It hasn't always been so, but symphony orchestras these days fear Bach. Many modern philharmonics, intimidated by period-practice specialists, consign the composer often cited as the greatest ever to early-instrument ensembles. On the rare occasions when a timorous modern symphony does do Bach, it begs an excuse — a big-band arrangement by Stravinsky or Stokowski, say, or a special festival with big-scaled works, as the New York Philharmonic recently did.
Thursday night at Walt Disney Concert Hall, Gustavo Dudamel had a go at something less orthodox with the Los Angeles Philharmonic. He began an ordinary program with one of Bach's more than 200 extant church cantatas and did not tap a familiar solo. He picked Cantata No. 60, "O Ewigkeit, du Donnerwort" (O Eternity, you Thunderous Word).
Oh, dear, that's the "fear of death" cantata.
Near the end of the scary, short cantata for three vocal soloists and chorus, an alto (a boy in Bach's day) sings in heightened, frightened recitative that what every mortal most fears is death. A consoling bass mellifluously proclaims that the dead are blessed. Not convinced, the alto dreads damnation and agonizes, as the L.A. Phil translated the text in its projected titles, over flesh entering into the worms' possession.
Yes, this sounds gruesome, but the cantata made a marvelous concert opener. Bach ultimately supplies such solace that produced in pill form his music might be prescribed as an anti-depressant.
This was also the first Bach that Dudamel has conducted in Los Angeles, and he must have wanted to do it pretty badly, given that the performance required hiring three vocal soloists for the brief cantata, along with contracting members of the Los Angeles Master Chorale to sing the concluding chorale, "Es ist Genug" (It is Enough), which lasts barely more than a minute.

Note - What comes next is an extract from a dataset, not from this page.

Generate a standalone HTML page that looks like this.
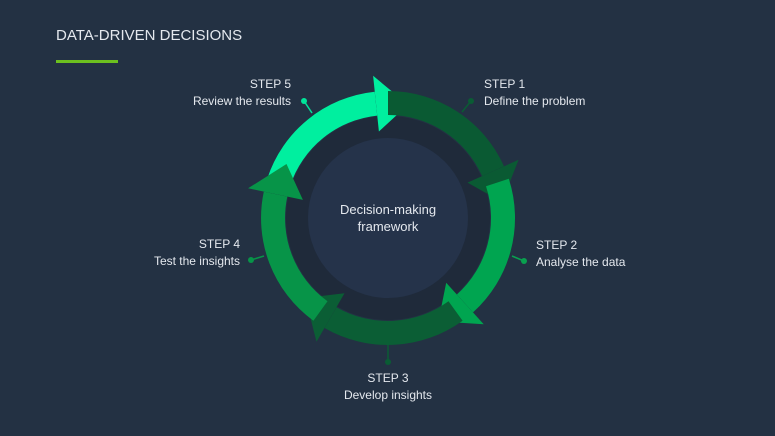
<!DOCTYPE html>
<html><head><meta charset="utf-8"><style>
html,body{margin:0;padding:0;background:#233143;}
body{width:775px;height:436px;position:relative;overflow:hidden;font-family:"Liberation Sans",sans-serif;}
.t{position:absolute;color:#e4e8ee;font-size:12px;line-height:17px;white-space:nowrap;}
</style></head><body>
<div class="t" style="left:56px;top:27px;font-size:15px;line-height:18px;">DATA-DRIVEN DECISIONS</div>
<div style="position:absolute;left:56px;top:60px;width:62px;height:3px;background:#6cc01f"></div>
<svg id="s" width="775" height="436" style="position:absolute;left:0;top:0">
<circle cx="388" cy="218" r="102" fill="#1f2a3a"/>
<circle cx="388" cy="218" r="80" fill="#25334a"/>
<g id="g"></g>
<g stroke-width="1.5">
<line x1="471" y1="101" x2="462" y2="112" stroke="#0a5c34"/><circle cx="471" cy="101" r="3" fill="#0a5c34"/>
<line x1="524" y1="261" x2="512" y2="256" stroke="#09a04f"/><circle cx="524" cy="261" r="3" fill="#09a04f"/>
<line x1="388" y1="362" x2="388" y2="345" stroke="#0a5c34"/><circle cx="388" cy="362" r="3" fill="#0a5c34"/>
<line x1="251" y1="260" x2="264" y2="256" stroke="#079448"/><circle cx="251" cy="260" r="3" fill="#079448"/>
<line x1="304" y1="101" x2="312" y2="113" stroke="#00e59a"/><circle cx="304" cy="101" r="3" fill="#00e59a"/>
</g>
<text x="388" y="214" fill="#e4e8ee" font-size="13" text-anchor="middle" font-family="Liberation Sans">Decision-making</text>
<text x="388" y="231" fill="#e4e8ee" font-size="13" text-anchor="middle" font-family="Liberation Sans">framework</text>
</svg>
<div class="t" style="left:484px;top:76px">STEP 1<br>Define the problem</div>
<div class="t" style="left:536px;top:237px">STEP 2<br>Analyse the data</div>
<div class="t" style="left:288px;top:370px;width:200px;text-align:center">STEP 3<br>Develop insights</div>
<div class="t" style="left:40px;top:236px;width:200px;text-align:right">STEP 4<br>Test the insights</div>
<div class="t" style="left:91px;top:76px;width:200px;text-align:right">STEP 5<br>Review the results</div>
<script>
(function(){
var cx=388,cy=218,ro=127,ri=103,rm=115;
var cols=["#0a5a33","#00a550","#0b5e35","#079448","#00ef9f"];
function p(r,a){a=a*Math.PI/180;return (cx+r*Math.cos(a)).toFixed(1)+","+(cy+r*Math.sin(a)).toFixed(1);}
var order=[4,0,1,2,3],h="";
order.forEach(function(k){
 var S=-90+72*k,B=S+66,T=S+82;
 h+='<path fill="'+cols[k]+'" d="M'+p(ro,S)+' A'+ro+','+ro+' 0 0 1 '+p(ro,B)+' L'+p(ri,B)+' A'+ri+','+ri+' 0 0 0 '+p(ri,S)+'Z"/>';
 h+='<path fill="'+cols[k]+'" d="M'+p(ro+16,B)+' L'+p(rm,T)+' L'+p(ri-16,B)+'Z"/>';
});
document.getElementById("g").innerHTML=h;
})();
</script>
</body></html>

It was, in fact, just the right amount. Using a small orchestra Dudamel nicely negotiated between opposing schools of Bach performance. He allowed modern instruments to produce their luxuriant singing sounds but tempered them enough to keep counterpoint clean. The singers were expressive. Mezzo-soprano Elizabeth DeShong sounded more like a full-bore, opulent alto, and wonderfully so. Tenor Benjamin Bliss and bass-baritone Kelly Markgraf, along with suave orchestral solos from violinist Nathan Cole and oboist Ariana Ghez, were all finely gauged.
The cantata, moreover, made sense programmatically. Dudamel ended the evening with Mendelssohn's Symphony No. 5 ("Reformation"), which has a final movement that alludes to a Bach chorale. The central piece was Mozart's Violin Concerto No. 3, with concertmaster Martin Chalifour as soloist. And the cantata has a violin concerto connection as well. Berg based his the final movement of his violin concerto on "Es ist Genug."
The more substantive Berg concerto, the composer's final work, rather than the youthful one by a 19-year-old Mozart, would have, thus, seemed ideal to follow the cantata. But the orchestra's upcoming big May event will be a production of Mozart's "The Marriage of Figaro," and Dudamel had another surprise up his sleeve. His Mozart has often been on the slow and heavy side. This time he led the concerto's accompaniment in a delightfully bright, quick manner without having the strings dig in, somewhat in the mode of the period-practitioners.
Chalifour is by occupation a chameleon, a concertmaster you can count on in an orchestra with the broadest repertory in the business. When he appears as soloist, that is true as well. He may choose a Romantic classic, a difficult new work or a rare Russian concerto. His Mozart was refined, without fuss or muss, if less distinctive than his way with more contemporary music. His most personal statement was the gorgeous sound he produced in the early 20th century cadenzas by Sam Franko.
Mendelssohn's Symphony No. 5 is another product of a 19-year-old. It was a symphonic problem child and is not performed often. It has a pompous religious character, beginning with a heavy introduction and adamant first movement, ending with the chorale extravaganza. The two movements in between, typically bouncy Mendelssohn scherzo and a modest slow movement, don't quite fit.
Dudamel's only unsuccessful recording is of Mendelssohn's Third Symphony ("Scottish") with the Vienna Philharmonic released on LP only last year. The performance, like the high-grade vinyl it is pressed on, feels like it weighs a ton.
The temptation would then seem for Dudamel to add industrial-strength Brucknerian metal and mettle to the "Reformation." He does the opposite. He enthuses with grandness where absolutely needed, but he otherwise retains the Bachian and Mozartean qualities he had shown in the first half of the concert, and that works brilliantly. Thanks to Dudamel and an ideally tart L.A. Phil, a reformed "Reformation" loses its sour sense of overstated pomp and soars.
Dudamel's not done with "Reformation," but he is for the time being with Bach. He will repeat the Mendelssohn symphony in an otherwise new program in L.A. Phil concerts (all but sold out) at the Renée and Henry Segerstrom Concert Hall in Costa Mesa May 24 and in Disney Hall May 26. The worms stay home.